The post-OBL phase could indeed have been a fraught and dangerous one for the civilian rule in Pakistan. Historically, the army has not hesitated to undermine and overthrow civilians even when the former itself had recently been humiliated. As senior columnist Kamran Shafi pointed out, Shahbaz Sharif’s SOS to Bill Clinton in post-Kargil phase indicated that despite losing face in Kargil, the army was ready to nix the civilian setup.
Incidentally, no pundit/analyst/talking-head has questioned that the BBMs do mention certain Arab rulers apparently giving a go ahead to Pakistani ISI chief to can the PPP government.
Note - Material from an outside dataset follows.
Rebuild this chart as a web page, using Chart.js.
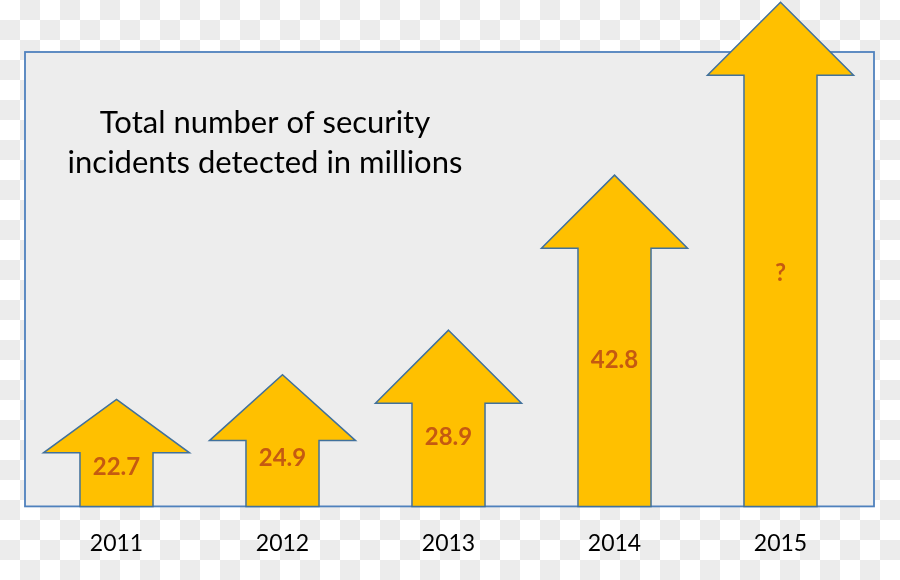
<!DOCTYPE html>
<html>
<head>
<meta charset="utf-8">
<script src="https://cdn.jsdelivr.net/npm/chart.js@4/dist/chart.umd.min.js"></script>
<style>
    body { margin: 0; background: #ffffff; }
    canvas { display: block; }
</style>
</head>
<body>
<canvas id="incidentsChart" width="900" height="580"></canvas>
<script>
// years on the x axis
const years = ['2011', '2012', '2013', '2014', '2015'];
// incidents in millions (2015 is unknown, its height)
const incidents = [22.7, 24.9, 28.9, 42.8, 58.3];
// text written inside each arrow
const arrowLabels = ['22.7', '24.9', '28.9', '42.8', '?'];
const titleLines = ['Total number of security', 'incidents detected in millions'];

// value axis range, arrows grow up from Y_MIN
const Y_MIN = 13.1;
const Y_MAX = 58.5;

const ARROW_FILL = '#FFC000';
const ARROW_LINE = '#41719C';
const LABEL_COLOR = '#C55A11';

// transparent-png style checker board behind everything
const checkerPlugin = {
    id: 'checker',
    beforeDraw(chart) {
        const ctx = chart.ctx;
        ctx.save();
        ctx.fillStyle = '#ffffff';
        ctx.fillRect(0, 0, chart.width, chart.height);
        ctx.fillStyle = '#ECECEC';
        for (let row = 0; row * 20 < chart.height; row++) {
            for (let col = 0; col * 20 < chart.width; col++) {
                if ((row + col) % 2 === 1) ctx.fillRect(col * 20, row * 20, 20, 20);
            }
        }
        ctx.restore();
    }
};

// grey panel with the title text
const panelPlugin = {
    id: 'panel',
    beforeDatasetsDraw(chart) {
        const ctx = chart.ctx;
        const area = chart.chartArea;
        ctx.save();
        ctx.fillStyle = '#EDEDED';
        ctx.strokeStyle = '#4F81BD';
        ctx.lineWidth = 1.8;
        ctx.fillRect(25, 52, 849, area.bottom - 52);
        ctx.strokeRect(25, 52, 849, area.bottom - 52);

        ctx.fillStyle = '#000000';
        ctx.font = '31px Lato, "Open Sans", sans-serif';
        ctx.textAlign = 'center';
        ctx.textBaseline = 'alphabetic';
        ctx.fillText(titleLines[0], 265, 133);
        ctx.fillText(titleLines[1], 265, 173);
        ctx.restore();
    }
};

// each bar is drawn as an up arrow, head twice as wide as the shaft
const arrowPlugin = {
    id: 'arrows',
    afterDatasetsDraw(chart) {
        const ctx = chart.ctx;
        const meta = chart.getDatasetMeta(0);
        ctx.save();
        meta.data.forEach((bar, i) => {
            const props = bar.getProps(['x', 'y', 'base', 'width'], true);
            const half = props.width / 2;
            const height = props.base - props.y;
            const head = Math.min(height / 2, props.width);
            const shoulder = props.y + head;

            ctx.beginPath();
            ctx.moveTo(props.x, props.y);
            ctx.lineTo(props.x + half * 2, shoulder);
            ctx.lineTo(props.x + half, shoulder);
            ctx.lineTo(props.x + half, props.base);
            ctx.lineTo(props.x - half, props.base);
            ctx.lineTo(props.x - half, shoulder);
            ctx.lineTo(props.x - half * 2, shoulder);
            ctx.closePath();
            ctx.fillStyle = ARROW_FILL;
            ctx.fill();
            ctx.strokeStyle = ARROW_LINE;
            ctx.lineWidth = 1.5;
            ctx.lineJoin = 'miter';
            ctx.stroke();

            ctx.fillStyle = LABEL_COLOR;
            ctx.font = 'bold 24px Lato, "Open Sans", sans-serif';
            ctx.textAlign = 'center';
            ctx.textBaseline = 'middle';
            ctx.fillText(arrowLabels[i], props.x, (props.y + head / 2 + props.base) / 2 + 1);
        });
        ctx.restore();
    }
};

const ctx = document.getElementById('incidentsChart').getContext('2d');
new Chart(ctx, {
    type: 'bar',
    data: {
        labels: years,
        datasets: [{
            label: 'Security incidents (millions)',
            data: incidents,
            base: Y_MIN,
            backgroundColor: 'rgba(0,0,0,0)',
            borderWidth: 0,
            barPercentage: 0.44,
            categoryPercentage: 1.0
        }]
    },
    options: {
        responsive: false,
        animation: false,
        devicePixelRatio: 1,
        layout: {
            padding: { left: 33.5, right: 36.5, top: 0, bottom: 0 }
        },
        plugins: {
            legend: { display: false },
            title: { display: false },
            tooltip: { enabled: false }
        },
        scales: {
            x: {
                grid: { display: false, drawTicks: false },
                border: { display: false },
                ticks: {
                    color: '#000000',
                    padding: 23,
                    font: { family: 'Lato', size: 23 }
                }
            },
            y: {
                display: false,
                min: Y_MIN,
                max: Y_MAX
            }
        }
    },
    plugins: [checkerPlugin, panelPlugin, arrowPlugin]
});
</script>
</body>
</html>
Was there any reason for the Pakistani civilians to act alarmed at that time? But then again the Pakistani media had already put Haqqani on trial and passed verdict against him. So one-sided has been the media coverage of the event that other than a few short interviews of Haqqani himself, any point of view contrary to the military’s has been blacked out completely.
Private citizens have historically been used as back channel conduits, both for making war and peace. The prominent leftist ideologue Mazhar Ali Khan had acted as interlocutor between ZA Bhutto and Mrs. Indira Gandhi and did succeed in softening Mrs. Gandhi’s stance during Simla talks. Banking tycoon and philanthropist, Agha Hasan Abedi remained involved in deals between the US, Pakistan and China. Abedi’s BCCI funding the CIA’s covert operations is part of history. It is not totally surprising that a civilian government under existential threat may try to muster all the support it can get.
General Ahmed Shuja Pasha’s secret meeting with Mansoor Ijaz, without the knowledge of the supreme commander of Pakistan’s armed forces, has further muddied the waters. The forensic lab in his hip pocket notwithstanding, the General, effectively, was spying on President Asif Zardari. Were there more meetings between him and Mansoor Ijaz and why should the General’s Blackberry also not be subjected to a forensic analysis? Not a single media person has pointed out that Pasha’s rogue moves undoubtedly were seditious.
Clearly, the flip-flopping and unstable Mansoor Ijaz continues to fumble under scrutiny and more names and devices may still be out there. Who is to say what the cast of characters may eventually turn out to be, in what increasingly appears to have been an ISI sting operation.
In Pakistan, the establishment’s machinery has been in an overdrive to propel into power the neo-Islamist clique forming around the pro-Taliban Imran Khan. Khan's hobnobbing with General Pasha on one hand and the US Ambassador Cameron Munter on the other raises the question whether a rapprochement between the US and Pakistan army is in the offing to ease the US out of Afghanistan.
However, the security establishment has thus far failed to dislodge the PPP via parliament or the street and thus to forestall the March 2012 senate elections, which would give the PPP a clear majority in the Upper House. Also, Asif Zardari could not be impeached if the things numerically and constitutionally stand as present. But this invincibility makes President Zardari, not Husain Haqqani, the ultimate target — precisely the reason Pakistan why will remain caught between the memo and the military in foreseeable future.